After college Clapp's first big job was working with a committee to help children of strikers in the Patterson Silk Workers Strike. She worked with many social activists such as Margaret Sanger, John Reed, Carlo Tresca and Elizabeth Flynn. Her teaching career was spent at many schools including; Ashley Hall, Jersey City High School, the City and Country School in New York City and Rosemary Junior School. It was at the City and Country School and Rosemary Junior School where Clapp really got to use her progressive ideas for the first time. Clapp was also the principal of Rogers Clark Ballard Memorial School near Louisville, Kentucky.

To Clapp, the most important factor in a successful education is linking the school with the community. It was this attitude that landed her a job as the director of school and community affairs at Arthurdale in the summer of 1934. Arthurdale was a piece of land bought by the government to be used as a place for unemployed miners to come and live with their families. With President Roosevelt's New Deal came the first federal subsistence project. This meant Clapp's job to improve the lives of displaced coal mining families in north central West Virginia would be government aided. It was a giant step for Progressive Education. During her time at Arthurdale, Clapp used Dewey's belief that community was the starting point for democracy. She did this by using the school as a social instrument and focusing on the Appalachian culture to build a self-identity and understanding among students and teachers alike. The students would learn a variety of subjects, including making cheese and singing folk songs. She also organized the students into interest groups, not in the traditional grade system. This project although deemed successful, was not truly realistic. Due to racial prejudice, politics and Jim Crow laws there were no African Americans included in the community. Unfortunately, Clapp's time at Arthurdale was cut short due to lack of private support. Clapp left Arthurdale in 1936, because she thought it would be the best thing for her to do. This project is still widely considered one of the most interesting and intriguing progressive experiments in rural education.
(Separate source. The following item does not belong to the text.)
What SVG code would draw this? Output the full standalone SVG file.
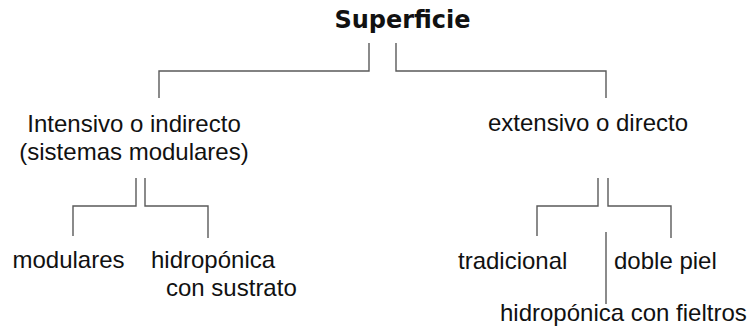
<svg xmlns="http://www.w3.org/2000/svg" width="752" height="335" viewBox="0 0 752 335">
<style>
.t{font-family:"Liberation Sans",Arial,sans-serif;font-size:24px;fill:#111}
.b{font-family:"DejaVu Sans",Verdana,sans-serif;font-weight:bold;font-size:24px;fill:#111}
.c{fill:none;stroke:#5a5a5a;stroke-width:1.4}
</style>
<rect width="752" height="335" fill="#fff"/>
<g id="connectors">
<path class="c" d="M369,43 V71 H159 V98"/>
<path class="c" d="M396,43 V71 H606 V98"/>
<path class="c" d="M136,178 V206 H73 V236"/>
<path class="c" d="M145,178 V206 H208 V238"/>
<path class="c" d="M598,178 V206 H537 V236"/>
<path class="c" d="M608,178 V206 H671 V238"/>
<path class="c" d="M606,232 V304"/>
</g>
<g id="superficie"><text class="b" x="402.5" y="28" text-anchor="middle">Superficie</text></g>
<g id="intensivo"><text class="t" x="134" y="132" text-anchor="middle">Intensivo o indirecto</text><text class="t" x="134" y="160" text-anchor="middle">(sistemas modulares)</text></g>
<g id="extensivo"><text class="t" x="588" y="131" text-anchor="middle">extensivo o directo</text></g>
<g id="modulares"><text class="t" x="12.5" y="268">modulares</text></g>
<g id="hidroponica-sustrato"><text class="t" x="151" y="268">hidropónica</text><text class="t" x="166" y="296">con sustrato</text></g>
<g id="tradicional"><text class="t" x="458" y="269">tradicional</text></g>
<g id="doble-piel"><text class="t" x="614" y="269">doble piel</text></g>
<g id="hidroponica-fieltros"><text class="t" x="500" y="321">hidropónica con fieltros</text></g>
</svg>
After her time at Arthurdale, Clapp spent her time editing, writing and teaching seminars. Clapp was the editor of the national journal Progressive Education from 1936 to 1939. She wrote the books Community Schools in Action and The Use of Resources in Education. In her later years Clapp became reclusive. Not much is known about these last years of her life. It is generally thought her health problems from her youth resurfaced causing her to become withdrawn. She died unmarried in Exeter, New Hampshire on July 28, 1965.

Clapp played a part in the development of American education. Many of her ideas have found their way into mainstream American education. The school is just a small piece of the bigger picture. In order for a school to be successful it must be involved with the community around it. This not only creates a safe environment but also a productive one. If the school and community are in alignment it will provide the students with a rounded background thus creating better educated citizens.

==Works==
- Clapp, E. (1939). Community schools in action. The Viking Press.
- Clapp, E. (1952). The use of resources in education. Harper & Bros.